#### [Work to be completed]
Your task is to gather the lines below that hold the string "with".

#### [Material provided]

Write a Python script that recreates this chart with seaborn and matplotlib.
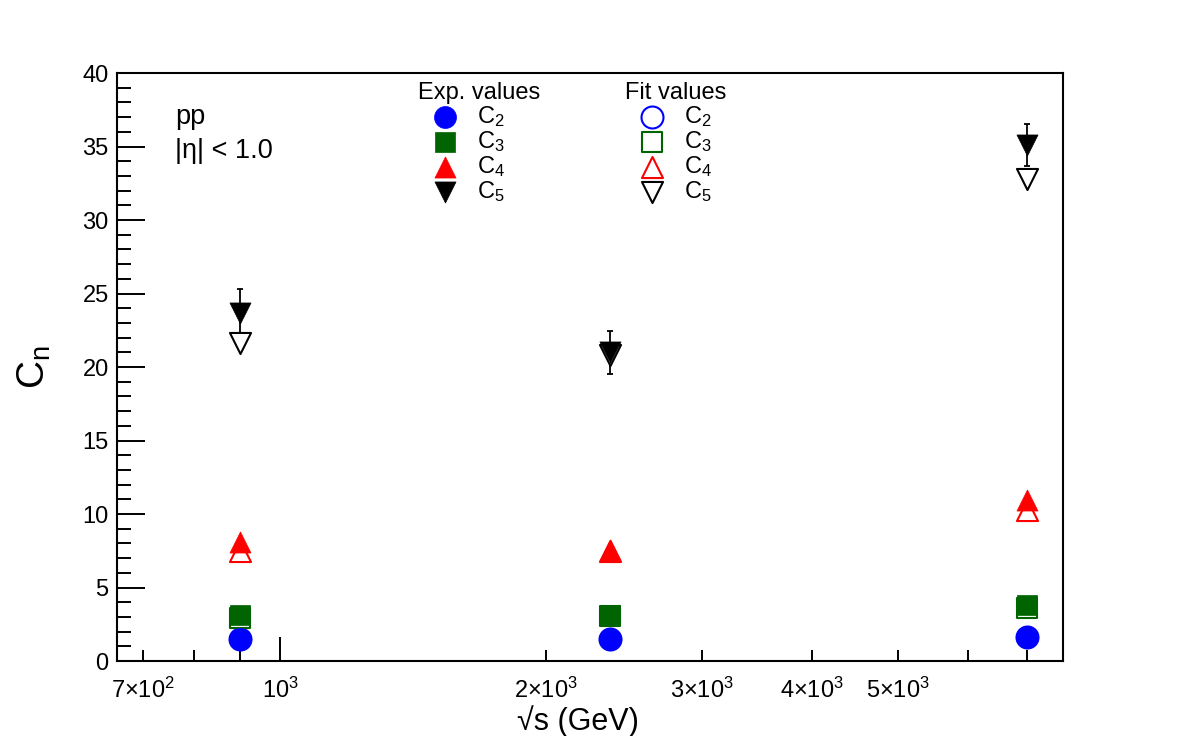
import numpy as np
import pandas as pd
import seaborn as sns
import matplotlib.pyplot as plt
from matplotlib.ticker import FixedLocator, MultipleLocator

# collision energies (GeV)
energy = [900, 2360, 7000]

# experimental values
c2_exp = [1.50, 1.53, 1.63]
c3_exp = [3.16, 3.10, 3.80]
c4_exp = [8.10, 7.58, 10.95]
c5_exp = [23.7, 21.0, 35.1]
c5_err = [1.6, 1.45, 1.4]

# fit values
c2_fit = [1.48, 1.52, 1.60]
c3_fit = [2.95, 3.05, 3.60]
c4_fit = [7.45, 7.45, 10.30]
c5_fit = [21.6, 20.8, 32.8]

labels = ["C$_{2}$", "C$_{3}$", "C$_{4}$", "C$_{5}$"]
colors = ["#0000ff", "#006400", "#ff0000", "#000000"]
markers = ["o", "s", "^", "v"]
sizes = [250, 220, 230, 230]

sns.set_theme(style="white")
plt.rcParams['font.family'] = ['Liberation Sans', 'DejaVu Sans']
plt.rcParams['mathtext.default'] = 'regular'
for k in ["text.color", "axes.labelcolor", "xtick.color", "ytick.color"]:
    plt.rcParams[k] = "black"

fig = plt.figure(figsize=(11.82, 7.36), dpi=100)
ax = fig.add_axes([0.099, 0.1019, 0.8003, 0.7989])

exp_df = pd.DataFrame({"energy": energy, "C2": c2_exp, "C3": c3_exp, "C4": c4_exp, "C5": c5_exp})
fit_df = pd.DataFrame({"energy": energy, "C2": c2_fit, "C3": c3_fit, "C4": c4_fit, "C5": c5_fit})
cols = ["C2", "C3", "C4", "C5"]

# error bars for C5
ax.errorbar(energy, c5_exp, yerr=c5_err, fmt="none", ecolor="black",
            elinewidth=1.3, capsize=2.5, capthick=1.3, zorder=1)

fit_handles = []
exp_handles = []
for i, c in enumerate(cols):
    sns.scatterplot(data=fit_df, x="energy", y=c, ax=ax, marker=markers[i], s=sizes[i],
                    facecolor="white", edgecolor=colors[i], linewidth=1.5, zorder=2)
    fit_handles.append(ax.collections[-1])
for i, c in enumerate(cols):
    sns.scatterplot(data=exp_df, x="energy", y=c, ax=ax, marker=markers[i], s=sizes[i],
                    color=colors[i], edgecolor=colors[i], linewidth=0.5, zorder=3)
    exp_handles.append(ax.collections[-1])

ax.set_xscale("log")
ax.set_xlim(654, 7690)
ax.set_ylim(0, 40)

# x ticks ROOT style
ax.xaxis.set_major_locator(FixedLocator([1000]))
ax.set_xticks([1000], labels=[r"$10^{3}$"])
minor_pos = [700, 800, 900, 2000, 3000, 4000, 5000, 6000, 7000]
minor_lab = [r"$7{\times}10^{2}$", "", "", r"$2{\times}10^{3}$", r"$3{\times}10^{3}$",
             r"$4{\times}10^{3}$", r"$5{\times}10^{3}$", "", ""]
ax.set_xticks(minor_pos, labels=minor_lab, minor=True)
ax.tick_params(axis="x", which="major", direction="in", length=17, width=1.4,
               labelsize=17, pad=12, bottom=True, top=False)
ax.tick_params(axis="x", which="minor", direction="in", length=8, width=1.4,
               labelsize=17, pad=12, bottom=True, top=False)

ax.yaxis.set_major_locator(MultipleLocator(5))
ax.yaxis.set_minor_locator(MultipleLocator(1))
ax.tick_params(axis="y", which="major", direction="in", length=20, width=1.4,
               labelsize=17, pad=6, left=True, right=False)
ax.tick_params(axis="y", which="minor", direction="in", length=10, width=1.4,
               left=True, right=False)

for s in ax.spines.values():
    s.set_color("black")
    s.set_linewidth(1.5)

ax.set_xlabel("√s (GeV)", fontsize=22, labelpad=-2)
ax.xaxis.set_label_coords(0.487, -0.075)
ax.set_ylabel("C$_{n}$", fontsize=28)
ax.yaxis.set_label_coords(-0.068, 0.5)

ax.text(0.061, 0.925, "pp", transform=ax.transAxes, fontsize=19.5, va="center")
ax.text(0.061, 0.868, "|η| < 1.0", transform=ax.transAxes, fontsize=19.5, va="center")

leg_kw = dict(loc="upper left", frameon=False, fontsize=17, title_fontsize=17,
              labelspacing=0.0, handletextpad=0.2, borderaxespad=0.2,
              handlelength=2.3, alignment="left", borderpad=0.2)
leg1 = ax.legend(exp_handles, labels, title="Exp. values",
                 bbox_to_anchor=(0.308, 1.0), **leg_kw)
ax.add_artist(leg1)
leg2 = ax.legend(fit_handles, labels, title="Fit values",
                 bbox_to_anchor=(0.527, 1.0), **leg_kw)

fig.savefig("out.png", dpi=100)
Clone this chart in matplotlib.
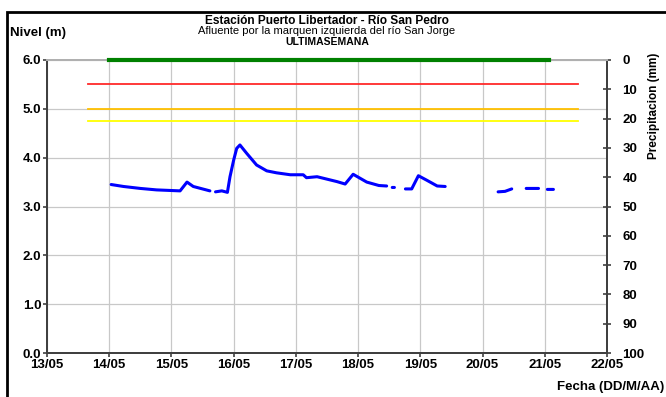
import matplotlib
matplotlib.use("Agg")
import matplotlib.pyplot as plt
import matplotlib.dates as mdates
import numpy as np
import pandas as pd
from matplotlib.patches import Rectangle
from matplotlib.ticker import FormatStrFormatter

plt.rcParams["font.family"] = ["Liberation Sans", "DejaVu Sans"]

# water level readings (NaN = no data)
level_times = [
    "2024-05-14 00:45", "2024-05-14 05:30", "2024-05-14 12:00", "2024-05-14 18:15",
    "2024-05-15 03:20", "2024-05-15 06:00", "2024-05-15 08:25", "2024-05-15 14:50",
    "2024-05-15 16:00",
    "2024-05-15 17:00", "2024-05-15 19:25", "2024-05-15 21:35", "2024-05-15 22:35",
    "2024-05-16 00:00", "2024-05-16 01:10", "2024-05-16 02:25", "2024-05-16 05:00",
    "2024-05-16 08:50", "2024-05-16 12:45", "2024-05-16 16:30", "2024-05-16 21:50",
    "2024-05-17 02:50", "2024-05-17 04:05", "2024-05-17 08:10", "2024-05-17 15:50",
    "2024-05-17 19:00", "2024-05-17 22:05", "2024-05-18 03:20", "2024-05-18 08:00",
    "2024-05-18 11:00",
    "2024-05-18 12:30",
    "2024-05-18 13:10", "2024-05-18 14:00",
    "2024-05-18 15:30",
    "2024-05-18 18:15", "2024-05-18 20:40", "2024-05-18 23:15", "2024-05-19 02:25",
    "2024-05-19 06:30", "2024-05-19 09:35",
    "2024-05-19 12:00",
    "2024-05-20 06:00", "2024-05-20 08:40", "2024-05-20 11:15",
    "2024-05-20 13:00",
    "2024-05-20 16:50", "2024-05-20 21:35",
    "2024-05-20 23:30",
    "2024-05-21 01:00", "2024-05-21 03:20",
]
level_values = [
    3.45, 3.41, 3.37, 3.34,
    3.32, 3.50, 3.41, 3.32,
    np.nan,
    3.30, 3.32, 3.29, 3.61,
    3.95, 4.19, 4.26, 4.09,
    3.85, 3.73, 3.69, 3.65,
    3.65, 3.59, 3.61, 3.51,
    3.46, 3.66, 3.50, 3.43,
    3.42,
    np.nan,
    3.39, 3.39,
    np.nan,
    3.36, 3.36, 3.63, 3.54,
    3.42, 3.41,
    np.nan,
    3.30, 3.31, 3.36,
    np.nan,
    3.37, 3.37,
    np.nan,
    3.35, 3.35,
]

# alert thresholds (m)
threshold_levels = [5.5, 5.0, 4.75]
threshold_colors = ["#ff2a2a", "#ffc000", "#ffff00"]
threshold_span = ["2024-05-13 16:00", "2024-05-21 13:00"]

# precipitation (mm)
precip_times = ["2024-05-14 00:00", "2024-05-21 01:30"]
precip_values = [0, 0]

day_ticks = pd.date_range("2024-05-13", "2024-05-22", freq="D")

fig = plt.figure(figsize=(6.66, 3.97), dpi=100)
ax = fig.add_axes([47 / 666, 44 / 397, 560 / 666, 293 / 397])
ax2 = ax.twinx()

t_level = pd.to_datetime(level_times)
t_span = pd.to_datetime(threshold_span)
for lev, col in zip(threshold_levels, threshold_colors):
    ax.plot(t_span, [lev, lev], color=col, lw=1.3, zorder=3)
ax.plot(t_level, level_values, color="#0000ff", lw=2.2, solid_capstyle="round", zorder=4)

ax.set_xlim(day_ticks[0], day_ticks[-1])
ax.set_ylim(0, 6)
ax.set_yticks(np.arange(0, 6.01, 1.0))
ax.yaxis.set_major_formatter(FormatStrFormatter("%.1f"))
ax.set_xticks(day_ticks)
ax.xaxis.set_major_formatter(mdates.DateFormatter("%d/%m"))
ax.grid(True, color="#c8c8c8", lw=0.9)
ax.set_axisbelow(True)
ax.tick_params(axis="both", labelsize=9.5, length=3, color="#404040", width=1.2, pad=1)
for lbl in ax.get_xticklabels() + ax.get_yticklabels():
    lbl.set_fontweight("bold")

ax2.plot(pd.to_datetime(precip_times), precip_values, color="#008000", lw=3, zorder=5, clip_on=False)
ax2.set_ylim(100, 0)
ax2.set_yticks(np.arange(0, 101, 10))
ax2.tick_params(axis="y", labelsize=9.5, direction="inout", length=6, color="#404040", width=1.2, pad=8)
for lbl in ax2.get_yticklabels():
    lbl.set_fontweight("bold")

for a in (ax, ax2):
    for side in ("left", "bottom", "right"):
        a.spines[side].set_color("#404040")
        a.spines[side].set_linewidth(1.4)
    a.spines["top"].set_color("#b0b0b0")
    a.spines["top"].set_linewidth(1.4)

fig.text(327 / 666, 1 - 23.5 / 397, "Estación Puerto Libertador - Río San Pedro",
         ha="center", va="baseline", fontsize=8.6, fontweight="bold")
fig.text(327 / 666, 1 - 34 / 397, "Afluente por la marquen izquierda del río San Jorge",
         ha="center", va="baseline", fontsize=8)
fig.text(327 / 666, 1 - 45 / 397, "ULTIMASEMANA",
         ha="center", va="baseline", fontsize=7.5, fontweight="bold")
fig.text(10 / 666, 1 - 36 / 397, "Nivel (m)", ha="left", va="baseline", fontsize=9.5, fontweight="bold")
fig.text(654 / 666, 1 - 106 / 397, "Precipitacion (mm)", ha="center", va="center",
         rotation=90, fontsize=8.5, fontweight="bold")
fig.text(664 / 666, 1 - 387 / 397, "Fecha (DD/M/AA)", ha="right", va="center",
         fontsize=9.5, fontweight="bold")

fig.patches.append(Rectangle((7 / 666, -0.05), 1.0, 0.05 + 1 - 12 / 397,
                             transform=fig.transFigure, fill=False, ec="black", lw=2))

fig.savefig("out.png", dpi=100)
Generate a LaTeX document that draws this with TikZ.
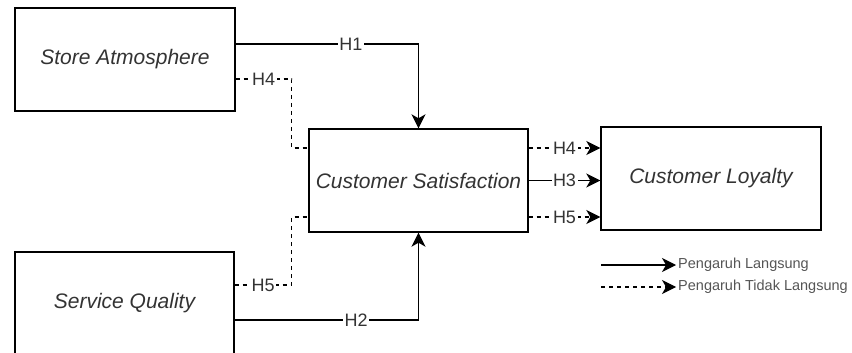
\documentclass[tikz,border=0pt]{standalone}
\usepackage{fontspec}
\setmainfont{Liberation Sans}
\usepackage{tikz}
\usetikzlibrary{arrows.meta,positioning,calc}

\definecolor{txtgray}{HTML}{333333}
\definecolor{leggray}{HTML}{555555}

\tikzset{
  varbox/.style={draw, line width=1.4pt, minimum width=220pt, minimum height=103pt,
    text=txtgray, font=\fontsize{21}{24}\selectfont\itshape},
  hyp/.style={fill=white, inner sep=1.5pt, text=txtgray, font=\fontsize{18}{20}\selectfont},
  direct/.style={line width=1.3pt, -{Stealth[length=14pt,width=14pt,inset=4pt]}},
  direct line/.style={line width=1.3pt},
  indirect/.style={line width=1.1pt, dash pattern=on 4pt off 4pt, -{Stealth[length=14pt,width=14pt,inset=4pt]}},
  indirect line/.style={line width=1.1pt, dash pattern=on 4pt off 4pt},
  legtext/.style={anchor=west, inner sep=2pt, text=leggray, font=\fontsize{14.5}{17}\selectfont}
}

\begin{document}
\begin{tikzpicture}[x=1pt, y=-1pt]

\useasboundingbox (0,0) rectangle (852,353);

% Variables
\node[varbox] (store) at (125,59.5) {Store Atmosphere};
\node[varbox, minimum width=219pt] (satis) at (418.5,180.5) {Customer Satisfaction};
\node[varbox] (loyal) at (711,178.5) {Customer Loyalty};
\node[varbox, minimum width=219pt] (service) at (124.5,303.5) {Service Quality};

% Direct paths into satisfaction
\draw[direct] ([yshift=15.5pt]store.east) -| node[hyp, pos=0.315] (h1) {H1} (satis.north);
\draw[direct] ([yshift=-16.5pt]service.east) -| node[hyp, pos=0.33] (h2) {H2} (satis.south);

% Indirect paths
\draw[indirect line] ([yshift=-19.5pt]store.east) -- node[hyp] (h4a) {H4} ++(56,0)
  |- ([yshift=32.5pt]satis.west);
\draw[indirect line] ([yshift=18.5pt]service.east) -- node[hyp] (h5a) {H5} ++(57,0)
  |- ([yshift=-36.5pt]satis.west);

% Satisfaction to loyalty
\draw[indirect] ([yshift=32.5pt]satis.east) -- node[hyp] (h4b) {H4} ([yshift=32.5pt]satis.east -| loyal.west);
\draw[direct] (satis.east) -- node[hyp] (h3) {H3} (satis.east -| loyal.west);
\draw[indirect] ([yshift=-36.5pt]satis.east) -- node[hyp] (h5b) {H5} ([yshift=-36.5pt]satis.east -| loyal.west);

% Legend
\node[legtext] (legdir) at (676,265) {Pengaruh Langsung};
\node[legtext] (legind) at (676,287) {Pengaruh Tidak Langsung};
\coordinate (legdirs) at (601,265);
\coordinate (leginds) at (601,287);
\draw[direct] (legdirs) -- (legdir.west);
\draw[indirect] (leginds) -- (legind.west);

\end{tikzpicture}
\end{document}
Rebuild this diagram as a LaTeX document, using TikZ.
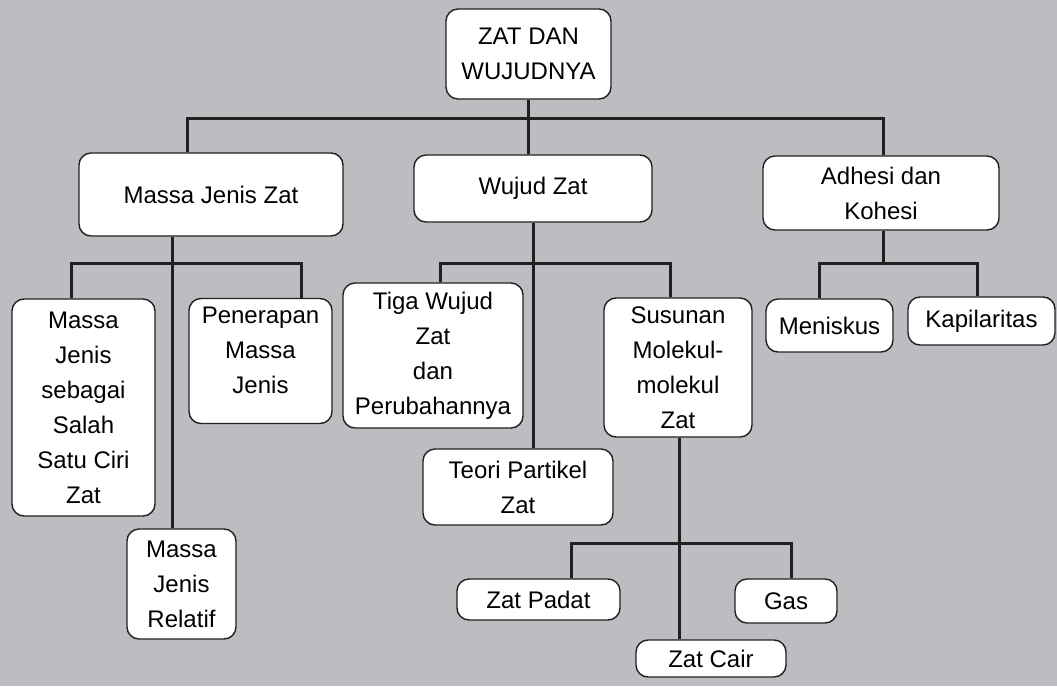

#### [Written answer]
Write a Python script that recreates this chart with seaborn and matplotlib.
Generate a LaTeX document that draws this with TikZ.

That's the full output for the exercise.